The big downside is that it is definitely one of the hardest languages to understand and write. That can make you less productive. If I were on a varied team that included less skilled people I would definitely choose Go over Rust if it were suitable - it is a lot simpler.
For the increase in complexity, Go gives you concurrency, and Rust, safety, on top of other things.
It's very simple to write bad C. Writing safe, correct C with no security vulnerabilities is surprisingly hard, which is a major reason why most OSes need to apply regular security patches.
If you're willing to pay that price, and spend a week or two making friends with the borrow checker, Rust is a fantastic and versatile tool. But for many programmers and applications, that price may be too high.
This is why I (ironically) offered to use Basic-80, which is even simpler than Go, replying to a text that suggests to choose Go over Rust for Go's simplicity.

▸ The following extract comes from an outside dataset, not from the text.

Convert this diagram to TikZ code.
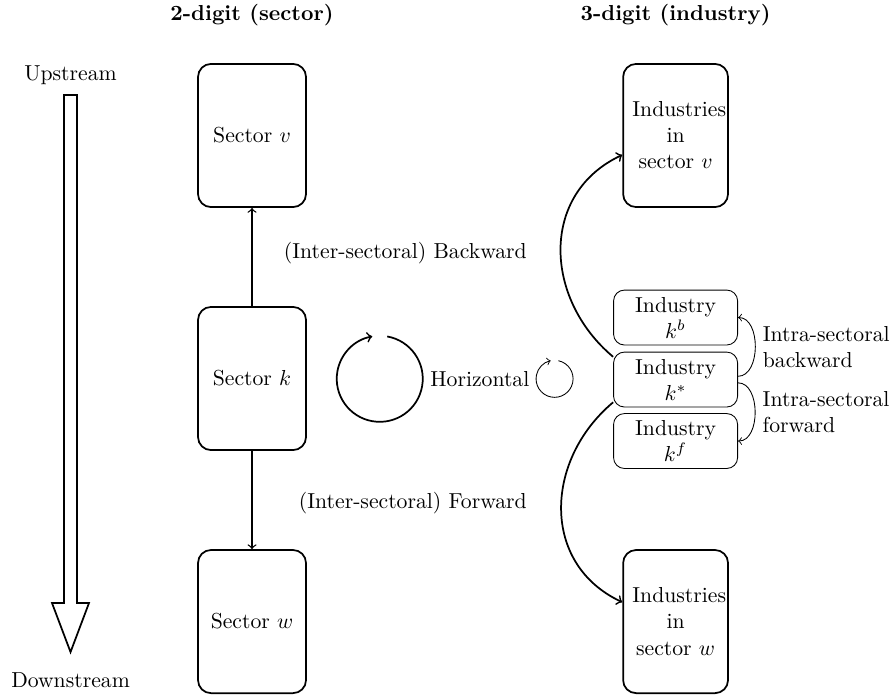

Destruction after last use (RAII) ensures that resources such as files, sockets, db connections are closed. Also unavailable in majority of languages.
Also the language is expressive (type inference, generics, pattern matching, traits).
These three things are the main reasons, although I wish other languages (old or new) would pick up the first idea too.
Also potentially if you want speed closer to C than interpreted script, and don't mind spending a bit more time up front. (offset by the time you don't spend debugging an inexplicable crash later on)
Can you give some examples of "this stuff"? As a recent entrant to the world of C++ I would be curious to hear those areas I should investigate to get to that point. You mentioned breaking cycles with weak references so it is it mostly understanding how C object model is implemented and/or anything else? Any resources or book you found helpful to find that enlightenment? Cheers.
rust seems like a great language, but i'd like to hear about some advantages versus golang.